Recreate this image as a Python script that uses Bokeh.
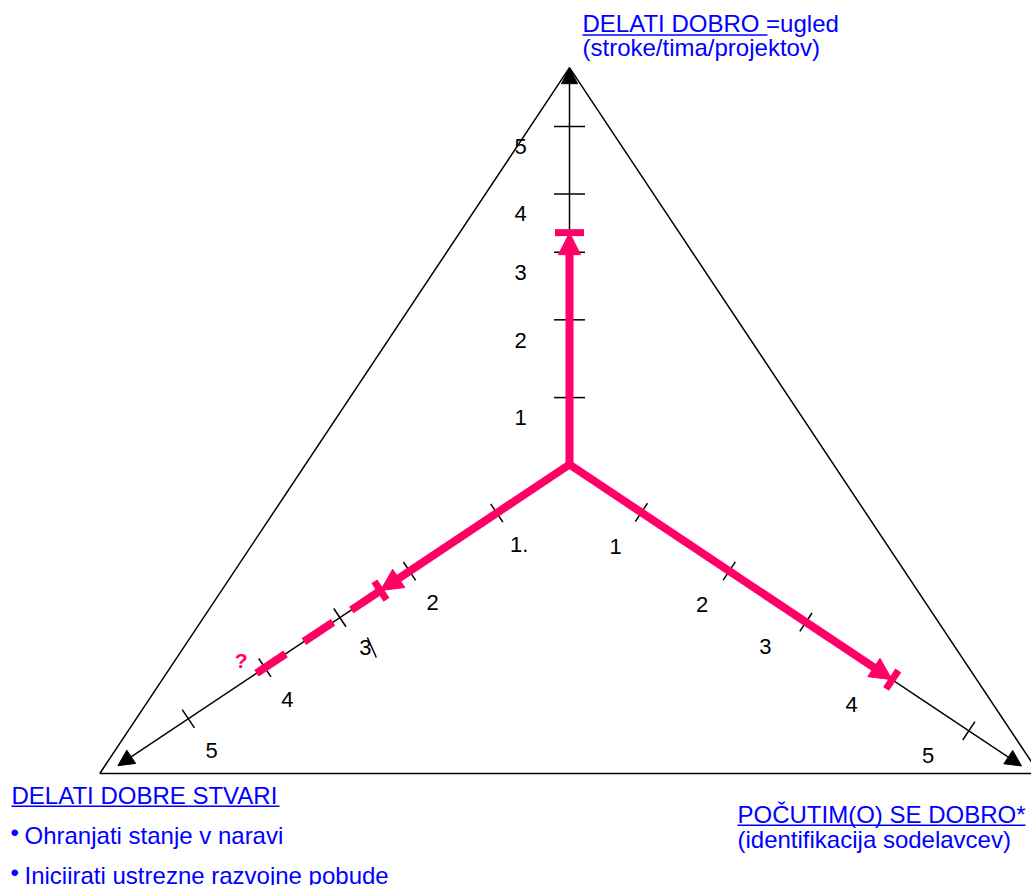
import math
from bokeh.plotting import figure
from bokeh.models import Range1d, Arrow, NormalHead
from bokeh.core.properties import value
from bokeh.embed import file_html
from bokeh.resources import INLINE

# ---------------- data ----------------
tick_labels = ["1", "2", "3", "4", "5"]
left_tick_labels = ["1.", "2", "3", "4", "5"]
# tick positions along each axis, as drawn in the original (score units)
tick_pos_top = [0.99, 2.14, 3.14, 4.0, 5.0]
tick_pos_right = [0.90, 2.0, 2.96, 4.04, 5.0]
tick_pos_left = [0.95, 2.09, 3.0, 3.98, 4.98]
# where the tick numbers sit along each axis (score units), as drawn in the original
label_pos_top = [0.70, 1.83, 2.84, 3.71, 4.70]
label_pos_right = [0.875, 1.96, 2.75, 3.83, 4.79]
label_pos_left = [0.94, 2.07, 2.95, 3.97, 4.96]
# assessed scores: top, right, left
score_solid = [3.43, 4.04, 2.47]
score_uncertain_left = 4.1
uncertain_mark = "?"

top_title = "DELATI DOBRO =ugled"
top_sub = "(stroke/tima/projektov)"
left_title = "DELATI DOBRE STVARI"
left_items = ["Ohranjati stanje v naravi", "Iniciirati ustrezne razvojne pobude"]
right_title = "POČUTIM(O) SE DOBRO*"
right_sub = "(identifikacija sodelavcev)"

# ---------------- style / layout ----------------
PINK = "#FF0066"
BLUE = "#0000FF"
FONT = "Liberation Sans"
TITLE_SIZE = "24px"
NUM_SIZE = "22px"

W, H = 1031, 885
CX, CY = 569, 464

p = figure(width=W, height=H, x_range=Range1d(0, W), y_range=Range1d(H, 0),
           output_backend="svg", toolbar_location=None, min_border=0,
           x_axis_location=None, y_axis_location=None)
p.grid.visible = False
p.outline_line_color = None
p.background_fill_color = "white"
p.border_fill_color = "white"

AXES = [
    dict(angle=-90.0, unit=67.6, extent=5.87, tick_half=15.5, cap_half=14.5, lab_perp=-49,
         ticks=tick_pos_top, lab_pos=label_pos_top, labels=tick_labels, score=score_solid[0]),
    dict(angle=33.7, unit=96.0, extent=5.66, tick_half=11, cap_half=11, lab_perp=43,
         ticks=tick_pos_right, lab_pos=label_pos_right, labels=tick_labels, score=score_solid[1]),
    dict(angle=146.3, unit=92.0, extent=5.9, tick_half=11, cap_half=11, lab_perp=-39,
         ticks=tick_pos_left, lab_pos=label_pos_left, labels=left_tick_labels, score=score_solid[2]),
]


def pt(ax, v, perp=0.0):
    a = math.radians(ax["angle"])
    dx, dy = math.cos(a), math.sin(a)
    nx, ny = -dy, dx
    L = v * ax["unit"]
    return CX + L * dx + perp * nx, CY + L * dy + perp * ny


# outer triangle (apex on top axis tip)
apx, apy = pt(AXES[0], AXES[0]["extent"])
base_y = 773
half_w = (base_y - apy) * 0.6655
tri_x = [CX - half_w, apx, CX + half_w, CX - half_w]
tri_y = [base_y, apy, base_y, base_y]
p.line(tri_x, tri_y, line_color="black", line_width=1.5)

# black axes with arrow heads
for ax in AXES:
    ex, ey = pt(ax, ax["extent"])
    p.add_layout(Arrow(end=NormalHead(size=16, fill_color="black", line_color="black"),
                       x_start=CX, y_start=CY, x_end=ex, y_end=ey,
                       line_color="black", line_width=1.5))

# ticks and labels
tx0, ty0, tx1, ty1 = [], [], [], []
lx, ly, lt = [], [], []
for ax in AXES:
    for v, lv, lab in zip(ax["ticks"], ax["lab_pos"], ax["labels"]):
        a0 = pt(ax, v, -ax["tick_half"])
        a1 = pt(ax, v, ax["tick_half"])
        tx0.append(a0[0]); ty0.append(a0[1]); tx1.append(a1[0]); ty1.append(a1[1])
        q = pt(ax, lv, ax["lab_perp"])
        lx.append(q[0]); ly.append(q[1]); lt.append(lab)
p.segment(tx0, ty0, tx1, ty1, line_color="black", line_width=1.5)
p.text(lx, ly, text=lt, text_font=value(FONT), text_font_size=NUM_SIZE,
       text_align="center", text_baseline="middle", text_color="black")

# stray tick next to the left "3"
l3x, l3y = pt(AXES[2], AXES[2]["lab_pos"][2], AXES[2]["lab_perp"])
p.segment([l3x + 2], [l3y - 10], [l3x + 11], [l3y + 10], line_color="black", line_width=1.5)

# pink score arrows with caps
cx0, cy0, cx1, cy1 = [], [], [], []
for ax in AXES:
    sx, sy = pt(ax, ax["score"])
    p.add_layout(Arrow(end=NormalHead(size=22, fill_color=PINK, line_color=PINK),
                       x_start=CX, y_start=CY, x_end=sx, y_end=sy,
                       line_color=PINK, line_width=8))
    c0 = pt(ax, ax["score"], -ax["cap_half"])
    c1 = pt(ax, ax["score"], ax["cap_half"])
    cx0.append(c0[0]); cy0.append(c0[1]); cx1.append(c1[0]); cy1.append(c1[1])
caps = p.segment(cx0, cy0, cx1, cy1, line_color=PINK, line_width=7)
caps.level = "overlay"

# uncertain (dashed) extension on the left axis
u0 = pt(AXES[2], score_solid[2])
u1 = pt(AXES[2], score_uncertain_left)
dl = p.line([u0[0], u1[0]], [u0[1], u1[1]], line_color=PINK, line_width=8,
            line_dash="35 22", line_cap="butt")
dl.level = "overlay"
p.text([u1[0] - 8], [u1[1] - 13], text=[uncertain_mark], text_font=value(FONT),
       text_font_size="21px", text_font_style="bold", text_color=PINK,
       text_align="right", text_baseline="middle")

# ---------------- titles (blue, underlined) ----------------
CAP_MID = 8.4   # distance from baseline to the middle of capitals


def title(x, base, txt, underline_len=None):
    p.text([x], [base - CAP_MID], text=[txt], text_font=value(FONT), text_font_size=TITLE_SIZE,
           text_color=BLUE, text_align="left", text_baseline="middle")
    if underline_len:
        p.segment([x], [base + 2.8], [x + underline_len], [base + 2.8], line_color=BLUE, line_width=1.6)


title(582, 31.7, top_title, 185)
title(582, 55.5, top_sub)
title(11, 803, left_title, 268)
for i, item in enumerate(left_items):
    base = 843 + 40 * i
    p.text([10], [base - 11], text=["•"], text_font=value(FONT), text_font_size="24px",
           text_color=BLUE, text_align="left", text_baseline="middle")
    title(24, base, item)
title(737, 822, right_title, 288)
title(737, 847, right_sub)

open("out.html", "w").write(file_html(p, INLINE))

════

◆ STATED TASK ◆
Take the material above from its first line through the line holding "from bokeh.resources import INLINE" and set it down exactly, without the pictures.

◆ EXERCISE OUTPUT ◆
Recreate this image as a Python script that uses Bokeh.
import math
from bokeh.plotting import figure
from bokeh.models import Range1d, Arrow, NormalHead
from bokeh.core.properties import value
from bokeh.embed import file_html
from bokeh.resources import INLINE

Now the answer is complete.